If you are old enough, you will recall this phrase when you went to the movies in the 1950s. That was when during the double-feature era before 1960, movie theatres did not list show times in newspapers. If they did, few paid attention to them. You just showed up and entered the dark theatre while one of the movies was playing. You would wait a few seconds for your eyes to adjust to the dark and then shuffle to empty seats. A few hours later came that memorable moment when you or one of your companions would nudge the others and say, “This is where we came in.” Then you’d shuffle out.

This was common. You were not the only ones. It was an ingrained habit to arrive at any old time. Others who came in at some other time did the same thing. People were continuously entering and leaving the theatre. How could we understand the movie’s plot while watching it beginning at some scene in the middle on to the end, and then from the beginning to the middle? It now seems crazy but our brains seemed to do mental splicing that did not require much effort. But we really lost something in the experience. When you saw the ending prior to the beginning, you did not gain from the introductory set up of the plot and the characters.
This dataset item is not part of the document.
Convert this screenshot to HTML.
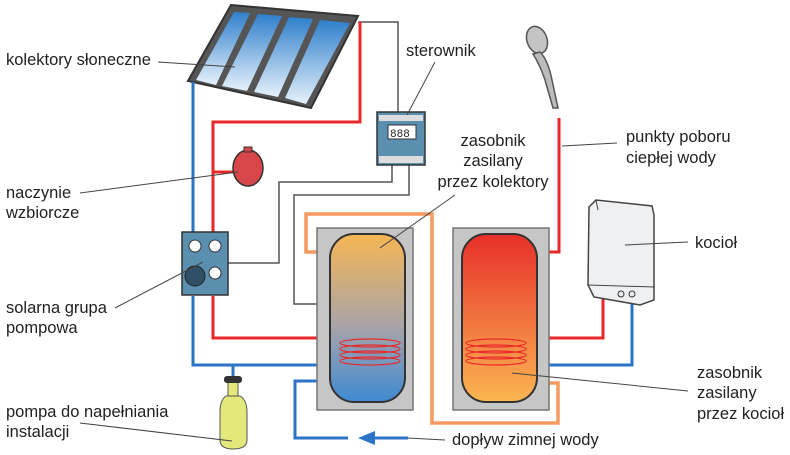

This weirdness, to us now, stopped when the movie Psycho, directed by the famous director Alfred Hitchcock, was released. Hitchcock demanded movie theatre owners not let people enter the theatre until the movie was over. Hitchcock did not want people to see this thriller’s ending after movie’s psychological setup. Theatre owners protested, fearing lost ticket sales. But Hitchcock’s demands prevailed, and as is often said, the rest is history.

What is the parallel to enterprise performance management solutions, like strategy maps, scorecards/dashboards, activity based costing, driver-based budgeting and so on? The parallel is organizations routinely start in the middle! They purchase commercial software and then try to figure out how to implement it.

Make no mistake. Commercial software is essential to successfully realizing the benefits of each performance management solution. It is even more critical to integrate the solutions – the heart of realizing the full vision of enterprise performance management. (As full disclosure, my employer SAS sells integrated performance management software.) Performance management software is even more powerful when each methodology is imbedded with analytics of all flavors. The message here is that it is preferable initiate implementing these solutions by first having a strategy and plan for its application combined with motivational inspiration from the executive team and a behavioral change management readiness-for-change program.

Although many organizations do start with purchasing the software and then do the mental splicing, as we once did in the movie theatres, it just works better when you do the setup to achieve the fullest impact. This is how Alfred Hitchcock would have advised us.